Бунин слабо поднимал руку, силился улыбнуться.
– А, это вы… садитесь, пожалуйста. Спасибо, что не забываете.
Адамович не уверен, что сильно радует больного своими посещениями. Но Вера Николаевна говорит, что он принадлежит к числу тех людей, которые отвлекают Бунина от его тяжелых предсмертных мыслей, и Адамовичу ничего не остается, как только принять это на веру.
И опять эта мысль о страхе смерти, которая не может не появиться у проницательного Георгия Викторовича. Он думает над этим. Боится ли Бунин смерти? (Тьма, пустота, обещанная иррациональным страхом змея, тебе-то уже самому что за дело?) Адамович в этом страхе Бунина, кстати, не уверен.

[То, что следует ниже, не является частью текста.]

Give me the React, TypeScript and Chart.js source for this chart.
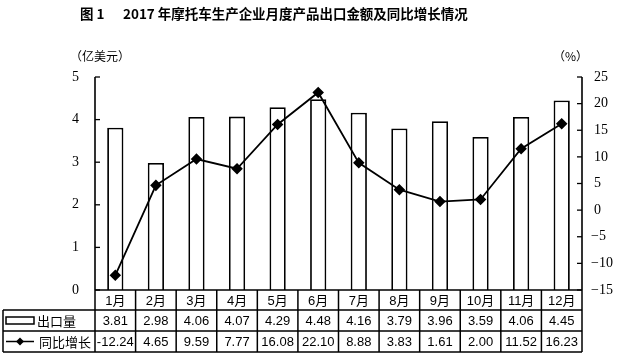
import React, { useEffect, useRef } from "react";
import { Chart, registerables } from "chart.js";

Chart.register(...registerables);

const months = ["1月", "2月", "3月", "4月", "5月", "6月", "7月", "8月", "9月", "10月", "11月", "12月"];
const exportValues = [3.81, 2.98, 4.06, 4.07, 4.29, 4.48, 4.16, 3.79, 3.96, 3.59, 4.06, 4.45];
const growthValues = [-12.24, 4.65, 9.59, 7.77, 16.08, 22.1, 8.88, 3.83, 1.61, 2.0, 11.52, 16.23];
const leftTicks = [0, 1, 2, 3, 4, 5];
const rightTicks = [-15, -10, -5, 0, 5, 10, 15, 20, 25];
const titleA = "图 1";
const titleB = "2017 年摩托车生产企业月度产品出口金额及同比增长情况";
const leftUnit = "（亿美元）";
const rightUnit = "（%）";
const exportName = "出口量";
const growthName = "同比增长";

const SERIF = '"Liberation Serif", "DejaVu Serif", serif';
const SANS = '"Liberation Sans", "Noto Sans CJK SC", sans-serif';
const CJK = '"Noto Sans CJK SC", sans-serif';

const decorPlugin = {
  id: "decor",
  afterDraw(chart: any) {
    const ctx = chart.ctx as CanvasRenderingContext2D;
    const { left, right, top, bottom } = chart.chartArea;
    const yL = chart.scales.y;
    const yR = chart.scales.y1;
    ctx.save();
    ctx.fillStyle = "#000";
    ctx.strokeStyle = "#000";

    // Title (fit to target width)
    ctx.textBaseline = "middle";
    ctx.textAlign = "left";
    ctx.font = `bold 15px ${CJK}`;
    const w = ctx.measureText(titleB).width;
    const fs = Math.min(15, (15 * 345) / w);
    ctx.font = `bold ${fs.toFixed(2)}px ${CJK}`;
    ctx.fillText(titleA, 80, 14);
    ctx.fillText(titleB, 123, 14);

    // unit labels
    ctx.font = `12px ${CJK}`;
    ctx.fillText(leftUnit, 70, 56);
    ctx.fillText(rightUnit, 553, 56);

    // axes
    ctx.lineWidth = 1.6;
    ctx.beginPath();
    ctx.moveTo(left, top);
    ctx.lineTo(left, bottom);
    ctx.moveTo(right, top);
    ctx.lineTo(right, bottom);
    ctx.stroke();

    ctx.lineWidth = 1.3;
    ctx.font = `14px ${SERIF}`;
    ctx.textAlign = "right";
    leftTicks.forEach((v) => {
      const y = yL.getPixelForValue(v);
      ctx.beginPath();
      ctx.moveTo(left, y);
      ctx.lineTo(left + 5, y);
      ctx.stroke();
      ctx.fillText(String(v), 79, y);
    });
    ctx.textAlign = "left";
    rightTicks.forEach((v) => {
      const y = yR.getPixelForValue(v);
      ctx.beginPath();
      ctx.moveTo(right, y);
      ctx.lineTo(right - 5, y);
      ctx.stroke();
      const s = v < 0 ? "\u2212" + Math.abs(v) : String(v);
      ctx.fillText(s, v < 0 ? 591 : 594, y);
    });

    // table
    const n = months.length;
    const cw = (right - left) / n;
    const r0 = bottom;
    const r1 = bottom + 20;
    const r2 = bottom + 41;
    const r3 = bottom + 62;
    const tl = 3;
    ctx.lineWidth = 1.5;
    ctx.beginPath();
    ctx.moveTo(left, r0);
    ctx.lineTo(right, r0);
    ctx.moveTo(tl, r1);
    ctx.lineTo(right, r1);
    ctx.moveTo(tl, r2);
    ctx.lineTo(right, r2);
    ctx.moveTo(tl, r3);
    ctx.lineTo(right, r3);
    ctx.moveTo(tl, r1);
    ctx.lineTo(tl, r3);
    for (let i = 0; i <= n; i++) {
      const x = left + i * cw;
      ctx.moveTo(x, r0);
      ctx.lineTo(x, r3);
    }
    ctx.stroke();

    ctx.font = `13px ${SANS}`;
    ctx.textAlign = "center";
    for (let i = 0; i < n; i++) {
      const cx = left + (i + 0.5) * cw;
      ctx.fillText(months[i], cx, (r0 + r1) / 2 + 1);
      ctx.fillText(exportValues[i].toFixed(2), cx, (r1 + r2) / 2 + 1);
      ctx.fillText(growthValues[i].toFixed(2), cx, (r2 + r3) / 2 + 1);
    }

    // legend symbols
    const m1 = (r1 + r2) / 2;
    const m2 = (r2 + r3) / 2;
    ctx.lineWidth = 1.5;
    ctx.strokeRect(6, m1 - 3.5, 28, 7);
    ctx.beginPath();
    ctx.moveTo(6, m2);
    ctx.lineTo(34, m2);
    ctx.stroke();
    ctx.beginPath();
    ctx.moveTo(20, m2 - 4);
    ctx.lineTo(24, m2);
    ctx.lineTo(20, m2 + 4);
    ctx.lineTo(16, m2);
    ctx.closePath();
    ctx.fill();
    ctx.textAlign = "left";
    ctx.font = `13px ${CJK}`;
    ctx.fillText(exportName, 37, m1 + 1);
    ctx.fillText(growthName, 39, m2 + 1);

    ctx.restore();
  },
};

export default function App() {
  const ref = useRef<HTMLCanvasElement | null>(null);
  useEffect(() => {
    document.body.style.margin = "0";
    if (!ref.current) return;
    const chart = new Chart(ref.current, {
      type: "bar",
      data: {
        labels: months,
        datasets: [
          {
            type: "line",
            label: growthName,
            data: growthValues,
            yAxisID: "y1",
            borderColor: "#000",
            backgroundColor: "#000",
            borderWidth: 1.8,
            pointStyle: "rectRot",
            pointRadius: 4.5,
            pointBackgroundColor: "#000",
            pointBorderColor: "#000",
            tension: 0,
            order: 0,
          } as any,
          {
            type: "bar",
            label: exportName,
            data: exportValues,
            yAxisID: "y",
            backgroundColor: "#fff",
            borderColor: "#000",
            borderWidth: 1.8,
            categoryPercentage: 0.8,
            barPercentage: 0.5,
            order: 1,
          } as any,
        ],
      },
      options: {
        responsive: false,
        animation: false,
        devicePixelRatio: 1,
        layout: { padding: { left: 95, right: 38, top: 77, bottom: 65 } },
        plugins: { legend: { display: false }, tooltip: { enabled: false }, title: { display: false } },
        scales: {
          x: { display: false, offset: true },
          y: { display: false, min: 0, max: 5 },
          y1: { display: false, min: -15, max: 25, position: "right" },
        },
      },
      plugins: [decorPlugin],
    });
    return () => chart.destroy();
  }, []);
  return (
    <div style={{ width: 620, height: 355, background: "#fff" }}>
      <canvas ref={ref} width={620} height={355} style={{ display: "block" }} />
    </div>
  );
}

Если Бунин и боится, думает он, то, скорей всего, страх этот заслонен у него другим чувством (как заслоняет нам другой человек вдруг картину или экран):
…острой тоской, глубокой скорбью об исчезновении жизни. К жизни он был страстно привязан, не мог примириться с мыслью, что ей настал конец. Никогда я с ним об этом, конечно, не говорил.

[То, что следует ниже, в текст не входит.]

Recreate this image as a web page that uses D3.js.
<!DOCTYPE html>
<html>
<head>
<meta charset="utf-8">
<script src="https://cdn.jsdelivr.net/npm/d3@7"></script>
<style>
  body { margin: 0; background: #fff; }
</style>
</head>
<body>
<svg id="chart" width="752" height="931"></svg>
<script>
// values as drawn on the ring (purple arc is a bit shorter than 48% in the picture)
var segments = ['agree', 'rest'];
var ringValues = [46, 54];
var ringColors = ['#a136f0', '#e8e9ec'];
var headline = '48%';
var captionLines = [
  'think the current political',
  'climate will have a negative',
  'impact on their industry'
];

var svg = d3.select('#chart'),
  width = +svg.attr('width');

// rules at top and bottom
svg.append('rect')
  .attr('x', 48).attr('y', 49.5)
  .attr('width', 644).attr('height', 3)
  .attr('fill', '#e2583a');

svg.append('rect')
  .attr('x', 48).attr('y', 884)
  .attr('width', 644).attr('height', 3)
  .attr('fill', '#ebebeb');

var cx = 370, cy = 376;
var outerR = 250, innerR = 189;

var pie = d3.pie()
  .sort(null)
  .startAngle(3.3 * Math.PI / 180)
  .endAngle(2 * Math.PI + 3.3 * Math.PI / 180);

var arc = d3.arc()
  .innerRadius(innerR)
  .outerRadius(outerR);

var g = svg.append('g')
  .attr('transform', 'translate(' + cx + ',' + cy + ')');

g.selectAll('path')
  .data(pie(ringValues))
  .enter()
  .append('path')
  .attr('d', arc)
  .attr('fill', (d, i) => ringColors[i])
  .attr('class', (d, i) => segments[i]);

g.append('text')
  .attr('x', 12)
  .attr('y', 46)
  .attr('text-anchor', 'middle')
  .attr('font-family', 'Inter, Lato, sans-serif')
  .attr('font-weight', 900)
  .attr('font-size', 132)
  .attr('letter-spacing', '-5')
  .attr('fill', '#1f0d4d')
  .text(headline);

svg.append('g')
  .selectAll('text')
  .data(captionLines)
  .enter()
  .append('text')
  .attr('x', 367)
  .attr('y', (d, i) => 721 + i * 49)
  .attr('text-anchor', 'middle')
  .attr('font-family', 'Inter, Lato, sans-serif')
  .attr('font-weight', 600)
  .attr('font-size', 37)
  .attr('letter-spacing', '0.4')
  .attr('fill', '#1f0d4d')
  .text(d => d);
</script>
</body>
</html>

А что толку об этом говорить?
Я вспоминаю каждое мгновение моей жизни: сладкого детства, радостной молодости, трудового мужества – и оплакиваю их. Вы говорите о могиле, – и руки мои холодеют от страха. Прошу вас: не утешайте меня, ибо утешение лишает мужества. Прошу вас: не напоминайте мне о теле, ибо оно сгниет. Не лучше ли иначе думать? И стоянку, долину, защищенную от ветров, где провел человек хотя бы один день, покидает он с сожалением; но он должен идти, если идти необходимо. Говоря со страхом о могиле, не говорим ли мы словами древних, знавших тело и не знавших бога и бессмертия душ? Страшно величие дел божиих. Не принимаем ли мы этот страх за страх смерти? Чаще говорите себе: час ее не так страшен, как мы думаем. Иначе не мог бы существовать ни мир, ни человек.
Но кажется, Бунин совсем не этот библейский пророк.

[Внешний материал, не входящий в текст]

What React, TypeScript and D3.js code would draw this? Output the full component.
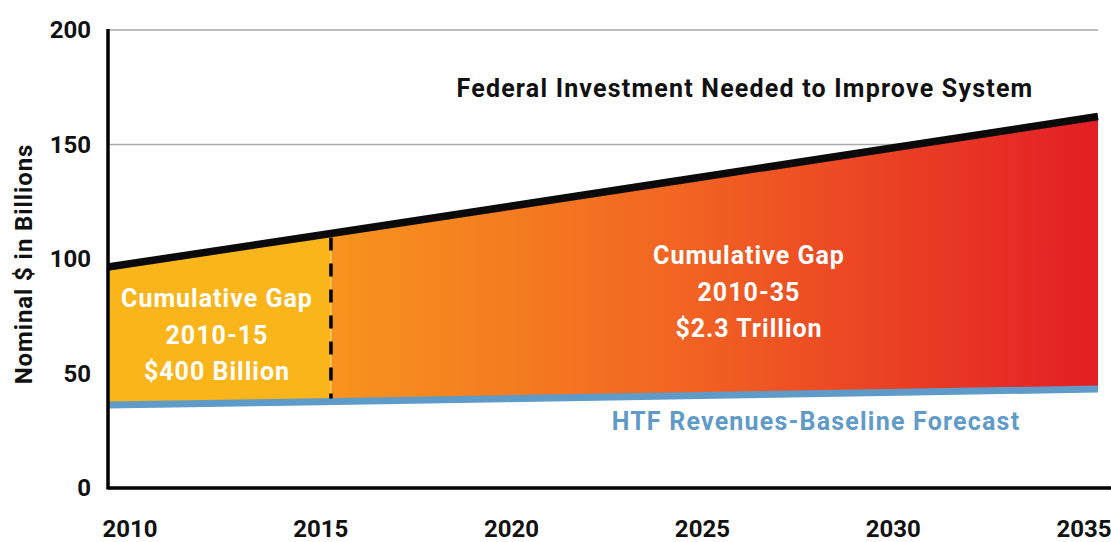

…А еще раньше – когда Бунин вернется после операции на предстательной железе из больницы, в 1950 году, 20 сентября, – он будет похож на голодающего индуса. Такой слабый и худой.
Надо же, как вьются эти сравнения: библейский пророк, голодающий индус, которому, вероятно, должны быть доступны медитация и – чем Будда не шутит – даже левитация. Но это всё не к Ивану Алексеевичу. Тем он нам и дорог. Он, как и мы, мучается той же тоской, боится того же, чего все боятся, не держит удар.
Только если на людях.
«Мы надеемся, – Вера Николаевна Муромцева-Бунина пишет 2 октября 1950 года Логиновой-Муравьевой, – что Князь окрепнет ко дню своего восьмидесятилетия, которое будет ровно через три недели, то есть 23 октября».
И Князь окреп. По крайней мере внешне.
Он, правда, не любил никогда свои дни рождения, не хотел отмечать, говорил, что эти дни как все другие – вполне обычные.
Просто подводил итог: «Вот и еще один год миновал».
В общем, сил на публичные чествования у Бунина не было, праздновали восемьдесят лет на дому.
«Праздник своей старости» Бунин проводит 23 октября 1950 года в халате. Посетителей было много: люди шли как на поклон. Кто-то подсчитал – было примерно человек двести.
Первое, что видели визитеры, – это плакат «Рукопожатия запрещены врачом».
«Что слава? – Яркая заплата на ветхом рубище певца». Тут Пушкин промахнулся: слава – это халат, в котором ты можешь позволить себе встречать двести человек. Понятно, что халат был не как у наших бабушек, не байковый, но все равно. Мог себе позволить такой жест.
Нобелевская премия, когда-то полученная, это все-таки всегда Нобелевская премия. В дом приходят не только почтительные посетители, но туда еще идут пачками телеграммы. Юбилей маэстро широко освещен и в прессе.
Писатель Алданов пишет в «The New York Times» уважительную статью. Франсуа Мориак присылает личное письмо, где говорит о восхищении личностью Бунина и его жестокой судьбе. Андре Жид в открытом письме в «Фигаро» обращается к Ивану Бунину от имени Франции: «восхищаюсь», «собрат», «глубокая симпатия к вашему творчеству», «и наконец лично к вам, когда наши дороги пересеклись».